In accordance with an AGM resolution, the Board of Directors should consist of five ordinary members with no deputies. The AGM on 29 May 2017 resolved to re-elect Johan Claesson, Johan Damne, Jan Roxendal, Joachim Gahm and Anna Ramel as members for the period until the next AGM. Johan Claesson was elected Chairman of the Board.

Board responsibilities

The board of directors is responsible for the organisation and management of the group in accordance with the Swedish Companies Act and for appointing the president and chief executive officer and the audit and compensation committees. The board also decides on pay and other compensation to the president and chief executive officer and other members of group management. The board has adopted an charter, which includes the establishment of the audit and remuneration committees. The board has also adopted an instruction for financial reporting, an instruction to the CEO and new and updated policies. The charter regulates matters including the duties of the chairman of the board, the business to be addressed at each board meeting and business to be addressed at specific points during the year. The board assures the quality of financial reporting through a series of group policies, rules of procedure, frameworks, clear structures with defined areas of responsibility and documented authority.

Work of the Board of Directors in 2016

The board held 9 meetings (6) in 2016, of which 1 (1) was held by telephone. The CEO, Knut Pedersen, reported to the board but did not serve as a director. Knut Pedersen attended all board meetings. In addition to ongoing operations, matters related to the development of the Property Investment Management and Banking business areas, strategy and operational coordination, risk and compliance issues were accorded particular focus during the year. The chairman presided over the work of the board of directors and maintained continuous contact and dialogue with the CEO. The board met with the auditors twice to receive their opinions on the company's financial reporting and internal control. The COO recorded the minutes at all board meetings in 2016. The minutes were verified by the chairman and one other director. A review of the board’s work and decisions during the year is presented below.

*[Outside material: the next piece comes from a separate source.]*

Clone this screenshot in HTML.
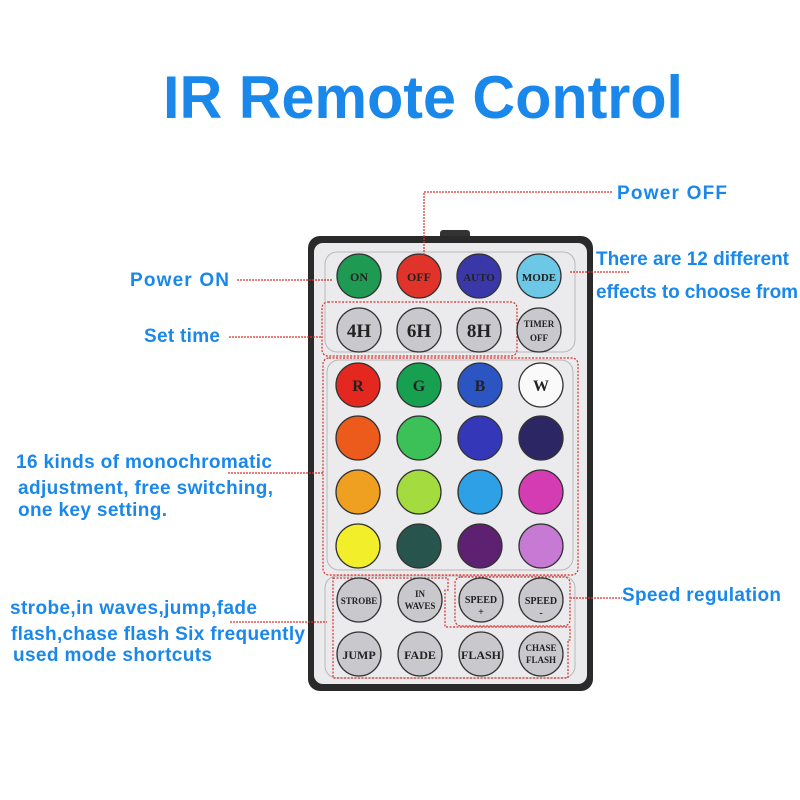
<!DOCTYPE html>
<html><head><meta charset="utf-8"><style>body{margin:0;background:#fff}svg{display:block}</style></head>
<body>
<svg width="800" height="800" viewBox="0 0 800 800" xmlns="http://www.w3.org/2000/svg" font-family="Liberation Sans, sans-serif">
<rect width="800" height="800" fill="#fff"/>
<text x="163" y="118" font-size="60" font-weight="bold" fill="#1a88ea" textLength="520" lengthAdjust="spacingAndGlyphs">IR Remote Control</text>

<rect x="440" y="230" width="30" height="10" rx="3" fill="#333"/>
<rect x="308" y="236" width="285" height="455" rx="12" fill="#2a2a2a"/>
<rect x="314" y="243" width="273" height="441" rx="9" fill="#ebebed"/>
<g fill="none" stroke="#b8b8b8" stroke-width="1">
<rect x="325" y="252" width="250" height="100" rx="12"/>
<rect x="327" y="360" width="246" height="210" rx="12"/>
<rect x="325" y="576" width="250" height="102" rx="12"/>
</g>
<g fill="none" stroke="#d9302c" stroke-width="1.2" stroke-dasharray="2,1.5">
<rect x="322" y="302" width="195" height="54" rx="6"/>
<rect x="323" y="358" width="255" height="217" rx="6"/>
<path d="M333 578 H448 V590 H445 V627 H570 V640 H568 V678 H333 Z"/>
<rect x="455" y="577" width="115" height="49" rx="6"/>
</g>

<g stroke="#333" stroke-width="1.3">
<circle cx="359" cy="276" r="22" fill="#1e9a52"/>
<circle cx="419" cy="276" r="22" fill="#e0332a"/>
<circle cx="479" cy="276" r="22" fill="#3a38a8"/>
<circle cx="539" cy="276" r="22" fill="#6cc8e6"/>
<circle cx="359" cy="330" r="22" fill="#c9c9cd"/>
<circle cx="419" cy="330" r="22" fill="#c9c9cd"/>
<circle cx="479" cy="330" r="22" fill="#c9c9cd"/>
<circle cx="539" cy="330" r="22" fill="#c9c9cd"/>

<circle cx="358" cy="385" r="22" fill="#e4281f"/>
<circle cx="419" cy="385" r="22" fill="#16a050"/>
<circle cx="480" cy="385" r="22" fill="#2c55c4"/>
<circle cx="541" cy="385" r="22" fill="#fafafa"/>
<circle cx="358" cy="438" r="22" fill="#ec5a1c"/>
<circle cx="419" cy="438" r="22" fill="#3cc058"/>
<circle cx="480" cy="438" r="22" fill="#3438b8"/>
<circle cx="541" cy="438" r="22" fill="#2c2664"/>
<circle cx="358" cy="492" r="22" fill="#f0a020"/>
<circle cx="419" cy="492" r="22" fill="#a4dc40"/>
<circle cx="480" cy="492" r="22" fill="#2ea0e6"/>
<circle cx="541" cy="492" r="22" fill="#d43cb4"/>
<circle cx="358" cy="546" r="22" fill="#f2ee2a"/>
<circle cx="419" cy="546" r="22" fill="#28544e"/>
<circle cx="480" cy="546" r="22" fill="#5e2070"/>
<circle cx="541" cy="546" r="22" fill="#c67ad4"/>

<circle cx="359" cy="600" r="22" fill="#c9c9cd"/>
<circle cx="420" cy="600" r="22" fill="#c9c9cd"/>
<circle cx="481" cy="600" r="22" fill="#c9c9cd"/>
<circle cx="541" cy="600" r="22" fill="#c9c9cd"/>
<circle cx="359" cy="654" r="22" fill="#c9c9cd"/>
<circle cx="420" cy="654" r="22" fill="#c9c9cd"/>
<circle cx="481" cy="654" r="22" fill="#c9c9cd"/>
<circle cx="541" cy="654" r="22" fill="#c9c9cd"/>
</g>

<g font-family="Liberation Serif, serif" font-weight="bold" text-anchor="middle" fill="#222">
<text x="359" y="281" font-size="12">ON</text>
<text x="419" y="281" font-size="12">OFF</text>
<text x="479" y="281" font-size="11">AUTO</text>
<text x="539" y="281" font-size="11">MODE</text>
<text x="359" y="337" font-size="19">4H</text>
<text x="419" y="337" font-size="19">6H</text>
<text x="479" y="337" font-size="19">8H</text>
<text x="539" y="327" font-size="9">TIMER</text>
<text x="539" y="341" font-size="9">OFF</text>
<text x="358" y="391" font-size="16">R</text>
<text x="419" y="391" font-size="16">G</text>
<text x="480" y="391" font-size="16">B</text>
<text x="541" y="391" font-size="16">W</text>
<text x="359" y="604" font-size="9">STROBE</text>
<text x="420" y="597" font-size="9">IN</text>
<text x="420" y="609" font-size="9">WAVES</text>
<text x="481" y="603" font-size="10">SPEED</text>
<text x="481" y="615" font-size="10">+</text>
<text x="541" y="604" font-size="10">SPEED</text>
<text x="541" y="616" font-size="10">-</text>
<text x="359" y="659" font-size="12">JUMP</text>
<text x="420" y="659" font-size="12">FADE</text>
<text x="481" y="659" font-size="12">FLASH</text>
<text x="541" y="651" font-size="9">CHASE</text>
<text x="541" y="663" font-size="9">FLASH</text>
</g>

<g fill="none" stroke="#d9302c" stroke-width="1.2" stroke-dasharray="2,1">
<path d="M424 258 V192 H613"/>
<path d="M237 280 H332"/>
<path d="M229 337 H322"/>
<path d="M570 272 H630"/>
<path d="M228 473 H323"/>
<path d="M230 622 H327"/>
<path d="M570 598 H622"/>
</g>

<g font-weight="bold" fill="#1a88ea" font-size="19" lengthAdjust="spacingAndGlyphs">
<text x="617" y="199" textLength="110">Power  OFF</text>
<text x="130" y="286" textLength="99">Power  ON</text>
<text x="144" y="342" textLength="76">Set time</text>
<text x="596" y="265" textLength="193">There are 12 different</text>
<text x="596" y="298" textLength="202">effects to choose from</text>
<text x="16" y="468" textLength="256">16 kinds of monochromatic</text>
<text x="18" y="494" textLength="255">adjustment, free switching,</text>
<text x="18" y="516" textLength="149">one key setting.</text>
<text x="10" y="614" textLength="247">strobe,in waves,jump,fade</text>
<text x="11" y="640" textLength="294">flash,chase flash Six frequently</text>
<text x="13" y="661" textLength="199">used mode shortcuts</text>
<text x="622" y="601" textLength="159">Speed regulation</text>
</g>
</svg>
</body></html>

Evaluation of board performance

The chairman is responsible for evaluating the work of the board through interaction with individual directors and has ensured that the assessments were provided to the Nomination Committee.

Compensation to the Board of Directors 2017/2018

The AGM 2017 resolved that remuneration to the board shall total SEK 2,120,000 (previous year SEK 1,870,000)

  • of which the chairman of the board shall receive SEK 550,000 (SEK 550,000)  and other board members SEK 330,000 (SEK 330,000) each.
  • of which fees for service on the board audit committee in the amount of SEK  80,000 to the chairman of the committee and SEK 50,000 each to the other  members of the committee.
  • of which fees for service on the board compensation committee in the amount of  SEK 40,000 to the chairman of the committee and SEK 30,000 to the other  member of the committee.

See Note 11 concerning directors’ fees paid during the 2016 financial year.